In the records below, find the line containing "Write the TikZ code for this diagram.", then copy that line and all lines after it, exactly, omitting every picture.

[Figure scripts]
══════════

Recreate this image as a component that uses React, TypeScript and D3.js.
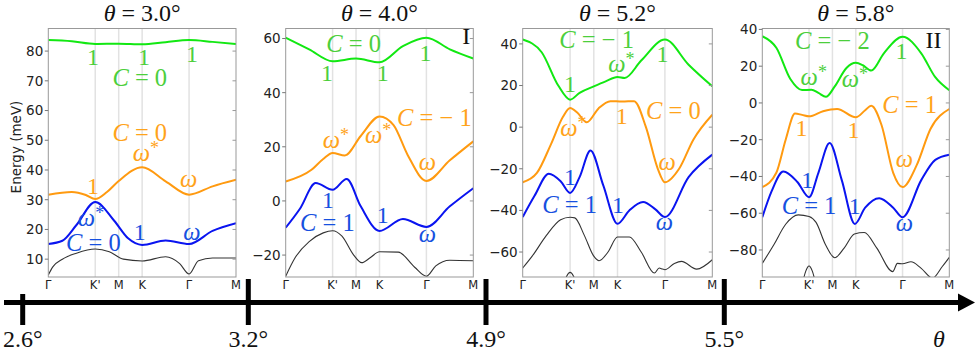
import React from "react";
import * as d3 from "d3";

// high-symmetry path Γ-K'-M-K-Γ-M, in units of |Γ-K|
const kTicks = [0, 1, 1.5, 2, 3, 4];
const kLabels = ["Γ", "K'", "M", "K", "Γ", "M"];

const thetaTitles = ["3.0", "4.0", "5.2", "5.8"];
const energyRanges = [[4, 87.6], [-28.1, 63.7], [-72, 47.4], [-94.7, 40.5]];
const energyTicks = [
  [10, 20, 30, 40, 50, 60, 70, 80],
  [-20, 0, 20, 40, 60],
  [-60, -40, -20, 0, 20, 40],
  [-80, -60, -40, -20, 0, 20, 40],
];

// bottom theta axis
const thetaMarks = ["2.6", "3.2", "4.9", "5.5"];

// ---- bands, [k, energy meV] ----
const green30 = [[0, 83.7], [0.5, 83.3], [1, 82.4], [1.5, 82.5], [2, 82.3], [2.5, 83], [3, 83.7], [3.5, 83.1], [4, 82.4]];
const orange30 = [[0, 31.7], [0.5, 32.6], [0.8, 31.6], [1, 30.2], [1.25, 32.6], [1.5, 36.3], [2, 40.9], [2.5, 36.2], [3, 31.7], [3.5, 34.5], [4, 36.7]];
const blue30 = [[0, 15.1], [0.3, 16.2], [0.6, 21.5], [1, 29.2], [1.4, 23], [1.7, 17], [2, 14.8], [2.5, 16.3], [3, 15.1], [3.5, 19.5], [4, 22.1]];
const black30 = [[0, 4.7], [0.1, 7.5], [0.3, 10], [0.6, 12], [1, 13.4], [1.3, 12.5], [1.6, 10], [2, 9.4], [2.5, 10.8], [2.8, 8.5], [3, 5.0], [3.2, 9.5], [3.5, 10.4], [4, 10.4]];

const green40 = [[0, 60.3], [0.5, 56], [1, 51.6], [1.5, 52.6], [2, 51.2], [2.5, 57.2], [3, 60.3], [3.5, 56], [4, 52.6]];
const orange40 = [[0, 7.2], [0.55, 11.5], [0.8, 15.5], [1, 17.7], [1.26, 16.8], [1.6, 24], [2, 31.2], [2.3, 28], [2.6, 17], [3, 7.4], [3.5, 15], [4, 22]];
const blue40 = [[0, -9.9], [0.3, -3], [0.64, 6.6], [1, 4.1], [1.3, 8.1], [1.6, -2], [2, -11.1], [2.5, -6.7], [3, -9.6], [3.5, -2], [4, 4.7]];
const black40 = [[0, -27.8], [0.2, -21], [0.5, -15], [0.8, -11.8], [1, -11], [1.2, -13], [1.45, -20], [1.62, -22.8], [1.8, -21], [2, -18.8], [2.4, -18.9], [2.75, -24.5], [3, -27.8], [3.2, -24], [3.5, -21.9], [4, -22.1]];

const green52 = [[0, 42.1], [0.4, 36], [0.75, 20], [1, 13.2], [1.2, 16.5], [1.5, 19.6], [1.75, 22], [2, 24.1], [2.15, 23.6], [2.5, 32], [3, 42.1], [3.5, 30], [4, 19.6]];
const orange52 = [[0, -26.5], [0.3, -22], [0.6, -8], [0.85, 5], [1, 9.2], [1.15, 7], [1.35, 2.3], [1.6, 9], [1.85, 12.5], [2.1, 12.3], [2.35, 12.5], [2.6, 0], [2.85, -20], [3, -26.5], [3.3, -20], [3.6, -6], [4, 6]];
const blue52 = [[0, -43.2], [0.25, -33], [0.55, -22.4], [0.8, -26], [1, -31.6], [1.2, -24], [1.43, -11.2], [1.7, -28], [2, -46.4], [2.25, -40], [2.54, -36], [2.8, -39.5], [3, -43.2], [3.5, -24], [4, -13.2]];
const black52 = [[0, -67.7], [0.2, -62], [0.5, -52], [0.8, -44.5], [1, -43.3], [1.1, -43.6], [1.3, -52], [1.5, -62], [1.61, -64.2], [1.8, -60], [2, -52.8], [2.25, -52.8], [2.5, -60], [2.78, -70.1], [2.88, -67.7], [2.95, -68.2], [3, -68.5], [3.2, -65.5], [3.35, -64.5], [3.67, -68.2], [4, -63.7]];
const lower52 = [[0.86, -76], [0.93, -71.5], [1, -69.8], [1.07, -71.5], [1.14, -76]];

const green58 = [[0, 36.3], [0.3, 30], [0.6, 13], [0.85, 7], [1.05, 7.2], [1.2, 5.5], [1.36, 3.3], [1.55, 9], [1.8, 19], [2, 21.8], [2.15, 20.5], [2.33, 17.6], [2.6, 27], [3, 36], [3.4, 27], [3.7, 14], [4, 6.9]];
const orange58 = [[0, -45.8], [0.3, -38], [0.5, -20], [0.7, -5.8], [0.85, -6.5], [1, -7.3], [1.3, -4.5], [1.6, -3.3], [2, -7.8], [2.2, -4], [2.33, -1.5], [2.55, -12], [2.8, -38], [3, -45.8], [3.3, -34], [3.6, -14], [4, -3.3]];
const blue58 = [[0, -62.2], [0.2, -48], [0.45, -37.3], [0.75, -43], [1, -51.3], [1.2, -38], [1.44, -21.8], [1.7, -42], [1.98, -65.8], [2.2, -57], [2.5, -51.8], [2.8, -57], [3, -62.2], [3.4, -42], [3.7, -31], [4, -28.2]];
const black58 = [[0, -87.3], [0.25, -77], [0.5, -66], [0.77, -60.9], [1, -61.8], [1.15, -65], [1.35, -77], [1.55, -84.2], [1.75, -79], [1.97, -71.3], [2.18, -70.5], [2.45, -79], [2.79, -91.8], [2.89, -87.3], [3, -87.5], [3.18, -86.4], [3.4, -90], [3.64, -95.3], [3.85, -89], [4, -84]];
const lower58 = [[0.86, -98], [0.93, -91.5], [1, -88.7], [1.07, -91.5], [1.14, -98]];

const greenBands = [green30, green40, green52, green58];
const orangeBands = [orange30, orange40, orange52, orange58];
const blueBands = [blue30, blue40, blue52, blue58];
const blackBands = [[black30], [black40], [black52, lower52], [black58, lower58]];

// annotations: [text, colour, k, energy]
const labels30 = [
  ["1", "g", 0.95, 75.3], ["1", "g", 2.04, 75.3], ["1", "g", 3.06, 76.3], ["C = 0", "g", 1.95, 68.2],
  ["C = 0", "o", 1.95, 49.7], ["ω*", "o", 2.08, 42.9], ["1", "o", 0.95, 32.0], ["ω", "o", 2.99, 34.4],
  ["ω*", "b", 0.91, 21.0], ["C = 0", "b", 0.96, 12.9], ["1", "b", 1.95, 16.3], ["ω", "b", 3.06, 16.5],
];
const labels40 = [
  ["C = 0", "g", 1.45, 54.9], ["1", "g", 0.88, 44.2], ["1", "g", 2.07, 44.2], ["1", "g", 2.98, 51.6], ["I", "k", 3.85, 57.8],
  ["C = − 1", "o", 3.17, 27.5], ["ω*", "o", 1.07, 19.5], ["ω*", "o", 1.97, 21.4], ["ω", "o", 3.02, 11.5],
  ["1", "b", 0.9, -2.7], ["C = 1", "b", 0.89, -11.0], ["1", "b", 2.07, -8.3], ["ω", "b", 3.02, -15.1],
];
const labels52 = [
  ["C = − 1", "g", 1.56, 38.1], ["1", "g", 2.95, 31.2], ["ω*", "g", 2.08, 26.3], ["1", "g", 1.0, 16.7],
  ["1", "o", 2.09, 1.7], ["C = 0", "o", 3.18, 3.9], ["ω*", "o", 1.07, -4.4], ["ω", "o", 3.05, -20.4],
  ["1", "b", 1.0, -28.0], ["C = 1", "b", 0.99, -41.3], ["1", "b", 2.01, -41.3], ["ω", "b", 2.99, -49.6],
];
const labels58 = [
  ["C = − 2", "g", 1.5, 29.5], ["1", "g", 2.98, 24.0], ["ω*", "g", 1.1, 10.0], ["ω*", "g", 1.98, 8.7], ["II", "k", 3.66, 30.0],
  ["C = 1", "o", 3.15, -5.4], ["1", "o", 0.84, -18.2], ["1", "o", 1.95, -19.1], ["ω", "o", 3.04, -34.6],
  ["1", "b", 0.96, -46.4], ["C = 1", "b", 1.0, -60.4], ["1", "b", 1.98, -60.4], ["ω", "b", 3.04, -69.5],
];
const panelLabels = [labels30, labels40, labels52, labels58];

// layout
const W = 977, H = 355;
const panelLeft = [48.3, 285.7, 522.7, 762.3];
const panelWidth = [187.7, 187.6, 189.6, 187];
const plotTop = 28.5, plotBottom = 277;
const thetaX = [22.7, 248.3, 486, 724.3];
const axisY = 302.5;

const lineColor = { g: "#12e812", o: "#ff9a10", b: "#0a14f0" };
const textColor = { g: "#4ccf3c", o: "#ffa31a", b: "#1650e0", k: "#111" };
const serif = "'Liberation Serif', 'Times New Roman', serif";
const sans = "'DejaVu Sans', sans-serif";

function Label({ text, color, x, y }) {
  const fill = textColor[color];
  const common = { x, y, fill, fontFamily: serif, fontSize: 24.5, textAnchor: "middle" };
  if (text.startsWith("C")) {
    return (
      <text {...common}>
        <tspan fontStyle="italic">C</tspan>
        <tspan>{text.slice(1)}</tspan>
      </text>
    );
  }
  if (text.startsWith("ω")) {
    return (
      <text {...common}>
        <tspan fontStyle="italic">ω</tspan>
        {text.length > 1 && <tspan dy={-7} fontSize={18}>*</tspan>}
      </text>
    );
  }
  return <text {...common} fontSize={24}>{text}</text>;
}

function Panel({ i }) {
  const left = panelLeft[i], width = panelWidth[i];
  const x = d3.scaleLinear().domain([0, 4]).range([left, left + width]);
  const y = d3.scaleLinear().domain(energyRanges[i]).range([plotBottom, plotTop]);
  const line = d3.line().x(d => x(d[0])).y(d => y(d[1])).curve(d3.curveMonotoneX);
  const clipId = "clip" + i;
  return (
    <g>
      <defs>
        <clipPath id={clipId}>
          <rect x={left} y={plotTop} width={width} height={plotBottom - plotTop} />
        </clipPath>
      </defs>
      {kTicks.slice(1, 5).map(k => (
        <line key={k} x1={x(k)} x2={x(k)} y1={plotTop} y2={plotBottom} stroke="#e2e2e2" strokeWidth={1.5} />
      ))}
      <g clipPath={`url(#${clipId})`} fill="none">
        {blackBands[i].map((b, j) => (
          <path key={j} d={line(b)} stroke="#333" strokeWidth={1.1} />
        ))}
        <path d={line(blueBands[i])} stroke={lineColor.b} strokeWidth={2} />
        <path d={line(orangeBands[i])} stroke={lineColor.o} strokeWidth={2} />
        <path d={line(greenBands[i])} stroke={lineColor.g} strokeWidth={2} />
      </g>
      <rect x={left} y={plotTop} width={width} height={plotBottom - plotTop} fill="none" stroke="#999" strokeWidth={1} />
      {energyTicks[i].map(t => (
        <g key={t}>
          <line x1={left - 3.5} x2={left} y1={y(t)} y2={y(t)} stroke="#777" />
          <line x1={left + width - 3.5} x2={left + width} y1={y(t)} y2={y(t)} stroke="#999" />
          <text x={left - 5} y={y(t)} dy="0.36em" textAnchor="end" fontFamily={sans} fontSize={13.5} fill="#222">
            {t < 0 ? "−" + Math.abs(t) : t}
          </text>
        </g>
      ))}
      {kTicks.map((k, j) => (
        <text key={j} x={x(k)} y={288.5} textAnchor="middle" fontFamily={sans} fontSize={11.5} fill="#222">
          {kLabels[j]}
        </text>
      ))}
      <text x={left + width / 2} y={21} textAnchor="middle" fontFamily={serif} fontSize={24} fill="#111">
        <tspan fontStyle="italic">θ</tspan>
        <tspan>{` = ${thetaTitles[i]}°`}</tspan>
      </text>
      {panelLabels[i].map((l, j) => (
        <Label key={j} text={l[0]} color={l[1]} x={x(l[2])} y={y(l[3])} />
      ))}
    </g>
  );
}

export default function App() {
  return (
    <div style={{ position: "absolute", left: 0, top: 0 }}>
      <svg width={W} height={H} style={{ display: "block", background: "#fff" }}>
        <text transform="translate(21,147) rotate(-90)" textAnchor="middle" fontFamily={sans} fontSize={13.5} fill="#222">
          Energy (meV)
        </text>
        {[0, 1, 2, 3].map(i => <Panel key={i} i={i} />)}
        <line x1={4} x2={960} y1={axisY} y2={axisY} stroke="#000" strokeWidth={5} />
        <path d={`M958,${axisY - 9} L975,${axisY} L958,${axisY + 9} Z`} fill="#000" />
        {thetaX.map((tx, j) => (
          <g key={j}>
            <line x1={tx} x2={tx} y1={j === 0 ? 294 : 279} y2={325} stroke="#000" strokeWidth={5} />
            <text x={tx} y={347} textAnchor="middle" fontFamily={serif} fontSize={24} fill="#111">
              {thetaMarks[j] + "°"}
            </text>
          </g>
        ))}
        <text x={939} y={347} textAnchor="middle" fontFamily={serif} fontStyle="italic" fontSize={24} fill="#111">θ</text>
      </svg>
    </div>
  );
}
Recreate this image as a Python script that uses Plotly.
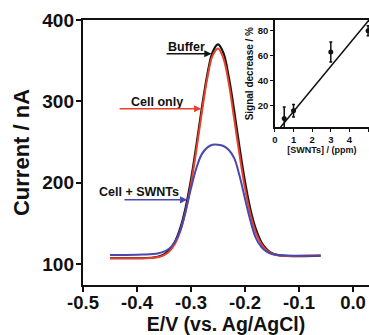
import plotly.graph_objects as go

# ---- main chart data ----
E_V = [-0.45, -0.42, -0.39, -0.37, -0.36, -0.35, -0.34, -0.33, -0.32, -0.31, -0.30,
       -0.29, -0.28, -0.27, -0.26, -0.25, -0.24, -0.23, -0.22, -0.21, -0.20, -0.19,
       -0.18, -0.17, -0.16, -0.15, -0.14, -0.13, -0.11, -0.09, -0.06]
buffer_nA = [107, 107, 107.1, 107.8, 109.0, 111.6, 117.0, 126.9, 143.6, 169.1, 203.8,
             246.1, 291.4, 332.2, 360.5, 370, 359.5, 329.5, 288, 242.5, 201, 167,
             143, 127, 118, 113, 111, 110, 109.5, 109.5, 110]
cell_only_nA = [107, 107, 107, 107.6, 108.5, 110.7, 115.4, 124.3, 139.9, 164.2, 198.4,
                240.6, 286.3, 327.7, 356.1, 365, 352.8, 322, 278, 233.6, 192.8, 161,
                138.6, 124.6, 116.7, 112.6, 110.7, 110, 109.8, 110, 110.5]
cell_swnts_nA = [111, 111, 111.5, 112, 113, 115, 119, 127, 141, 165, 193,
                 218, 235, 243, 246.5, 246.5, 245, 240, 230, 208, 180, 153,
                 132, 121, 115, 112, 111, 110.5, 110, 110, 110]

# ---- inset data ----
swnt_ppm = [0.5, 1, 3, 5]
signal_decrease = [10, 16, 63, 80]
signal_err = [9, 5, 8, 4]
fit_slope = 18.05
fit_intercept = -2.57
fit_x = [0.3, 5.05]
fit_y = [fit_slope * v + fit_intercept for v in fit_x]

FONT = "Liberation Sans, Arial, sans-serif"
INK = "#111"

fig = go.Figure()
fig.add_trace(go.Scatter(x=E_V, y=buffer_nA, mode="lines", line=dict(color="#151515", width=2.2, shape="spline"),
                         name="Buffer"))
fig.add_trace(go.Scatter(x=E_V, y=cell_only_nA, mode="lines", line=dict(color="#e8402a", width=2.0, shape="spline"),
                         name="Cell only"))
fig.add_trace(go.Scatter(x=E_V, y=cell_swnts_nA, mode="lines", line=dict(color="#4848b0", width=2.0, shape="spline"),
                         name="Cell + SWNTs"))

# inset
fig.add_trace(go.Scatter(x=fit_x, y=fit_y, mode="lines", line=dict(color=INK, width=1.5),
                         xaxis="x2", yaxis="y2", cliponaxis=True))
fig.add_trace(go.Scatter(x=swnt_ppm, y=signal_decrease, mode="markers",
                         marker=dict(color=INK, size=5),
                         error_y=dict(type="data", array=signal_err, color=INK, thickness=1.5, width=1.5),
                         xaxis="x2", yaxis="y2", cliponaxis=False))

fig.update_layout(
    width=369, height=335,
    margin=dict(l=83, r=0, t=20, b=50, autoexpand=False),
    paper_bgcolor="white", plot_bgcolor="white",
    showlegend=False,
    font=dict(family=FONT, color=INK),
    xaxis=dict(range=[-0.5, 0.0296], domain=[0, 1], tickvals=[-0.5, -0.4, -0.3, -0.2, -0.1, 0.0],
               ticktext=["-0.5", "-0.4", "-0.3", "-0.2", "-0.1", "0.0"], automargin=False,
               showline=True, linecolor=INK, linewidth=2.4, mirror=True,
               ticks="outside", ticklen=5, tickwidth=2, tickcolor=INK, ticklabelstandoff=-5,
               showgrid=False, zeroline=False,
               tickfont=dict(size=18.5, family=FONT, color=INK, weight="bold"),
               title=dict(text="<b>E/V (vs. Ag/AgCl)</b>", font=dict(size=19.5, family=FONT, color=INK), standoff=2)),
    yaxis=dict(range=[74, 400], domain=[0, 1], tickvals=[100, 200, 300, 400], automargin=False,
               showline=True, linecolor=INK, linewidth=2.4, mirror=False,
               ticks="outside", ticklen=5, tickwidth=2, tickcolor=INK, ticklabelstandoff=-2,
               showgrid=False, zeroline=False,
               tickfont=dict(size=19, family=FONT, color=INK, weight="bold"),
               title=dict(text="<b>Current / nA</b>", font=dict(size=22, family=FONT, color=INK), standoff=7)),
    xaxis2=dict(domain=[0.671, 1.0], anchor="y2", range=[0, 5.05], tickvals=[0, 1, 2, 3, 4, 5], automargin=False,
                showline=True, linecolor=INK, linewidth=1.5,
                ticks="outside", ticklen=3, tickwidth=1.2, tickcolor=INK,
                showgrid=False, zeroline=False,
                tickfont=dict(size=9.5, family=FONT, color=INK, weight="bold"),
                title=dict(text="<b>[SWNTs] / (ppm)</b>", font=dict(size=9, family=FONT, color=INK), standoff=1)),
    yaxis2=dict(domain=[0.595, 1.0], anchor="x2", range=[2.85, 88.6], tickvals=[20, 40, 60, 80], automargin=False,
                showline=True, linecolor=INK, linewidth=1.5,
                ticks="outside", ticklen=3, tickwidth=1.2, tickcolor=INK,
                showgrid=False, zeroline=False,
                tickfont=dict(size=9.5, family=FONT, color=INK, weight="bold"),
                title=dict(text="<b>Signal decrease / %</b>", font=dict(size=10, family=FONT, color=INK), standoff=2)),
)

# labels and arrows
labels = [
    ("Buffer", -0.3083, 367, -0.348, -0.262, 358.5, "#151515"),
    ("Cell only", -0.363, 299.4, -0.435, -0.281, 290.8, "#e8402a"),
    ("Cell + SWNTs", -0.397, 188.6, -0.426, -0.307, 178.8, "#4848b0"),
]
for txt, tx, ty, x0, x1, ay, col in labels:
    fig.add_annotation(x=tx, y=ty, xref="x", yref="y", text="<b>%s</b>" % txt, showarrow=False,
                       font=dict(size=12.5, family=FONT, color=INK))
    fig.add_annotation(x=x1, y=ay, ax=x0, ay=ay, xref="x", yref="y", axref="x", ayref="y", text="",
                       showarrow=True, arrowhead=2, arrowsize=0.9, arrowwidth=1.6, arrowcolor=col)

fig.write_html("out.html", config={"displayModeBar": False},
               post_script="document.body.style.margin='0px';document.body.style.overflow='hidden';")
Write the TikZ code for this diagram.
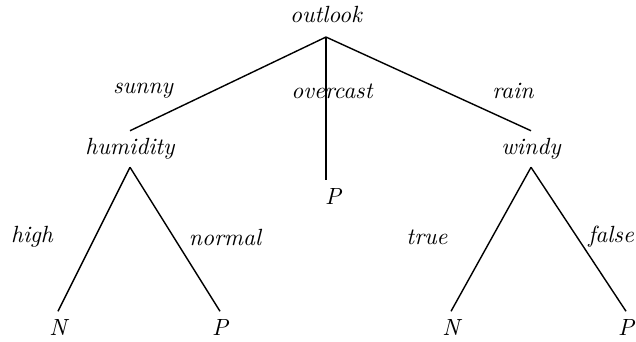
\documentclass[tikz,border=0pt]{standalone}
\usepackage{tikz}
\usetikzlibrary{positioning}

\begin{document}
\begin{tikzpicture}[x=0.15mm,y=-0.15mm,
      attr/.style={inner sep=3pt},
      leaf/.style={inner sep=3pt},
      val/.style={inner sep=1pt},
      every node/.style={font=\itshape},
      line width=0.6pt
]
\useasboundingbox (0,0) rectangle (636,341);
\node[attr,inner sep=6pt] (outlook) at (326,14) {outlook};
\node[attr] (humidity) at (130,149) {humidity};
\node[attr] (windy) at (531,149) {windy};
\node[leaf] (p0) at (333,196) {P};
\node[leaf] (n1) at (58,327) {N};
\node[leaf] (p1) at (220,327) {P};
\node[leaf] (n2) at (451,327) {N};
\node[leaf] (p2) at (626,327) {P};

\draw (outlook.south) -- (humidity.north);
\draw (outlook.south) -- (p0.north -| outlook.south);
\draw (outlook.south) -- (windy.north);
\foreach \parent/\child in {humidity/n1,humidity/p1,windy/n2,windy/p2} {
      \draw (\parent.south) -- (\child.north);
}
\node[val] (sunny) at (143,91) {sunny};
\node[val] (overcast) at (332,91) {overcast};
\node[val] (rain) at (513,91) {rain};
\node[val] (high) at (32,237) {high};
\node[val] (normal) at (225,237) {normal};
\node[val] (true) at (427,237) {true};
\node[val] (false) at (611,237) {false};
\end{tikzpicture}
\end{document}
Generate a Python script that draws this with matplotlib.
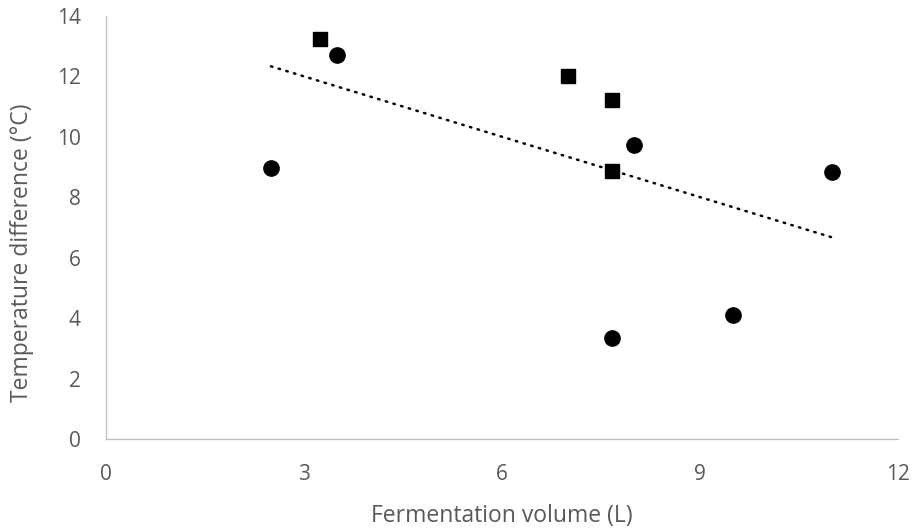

══════════

RESULT:
Write the TikZ code for this diagram.
\documentclass[tikz,border=0pt]{standalone}
\usepackage{tikz}
\usetikzlibrary{positioning}

\begin{document}
\begin{tikzpicture}[x=0.15mm,y=-0.15mm,
      attr/.style={inner sep=3pt},
      leaf/.style={inner sep=3pt},
      val/.style={inner sep=1pt},
      every node/.style={font=\itshape},
      line width=0.6pt
]
\useasboundingbox (0,0) rectangle (636,341);
\node[attr,inner sep=6pt] (outlook) at (326,14) {outlook};
\node[attr] (humidity) at (130,149) {humidity};
\node[attr] (windy) at (531,149) {windy};
\node[leaf] (p0) at (333,196) {P};
\node[leaf] (n1) at (58,327) {N};
\node[leaf] (p1) at (220,327) {P};
\node[leaf] (n2) at (451,327) {N};
\node[leaf] (p2) at (626,327) {P};

\draw (outlook.south) -- (humidity.north);
\draw (outlook.south) -- (p0.north -| outlook.south);
\draw (outlook.south) -- (windy.north);
\foreach \parent/\child in {humidity/n1,humidity/p1,windy/n2,windy/p2} {
      \draw (\parent.south) -- (\child.north);
}
\node[val] (sunny) at (143,91) {sunny};
\node[val] (overcast) at (332,91) {overcast};
\node[val] (rain) at (513,91) {rain};
\node[val] (high) at (32,237) {high};
\node[val] (normal) at (225,237) {normal};
\node[val] (true) at (427,237) {true};
\node[val] (false) at (611,237) {false};
\end{tikzpicture}
\end{document}
Generate a Python script that draws this with matplotlib.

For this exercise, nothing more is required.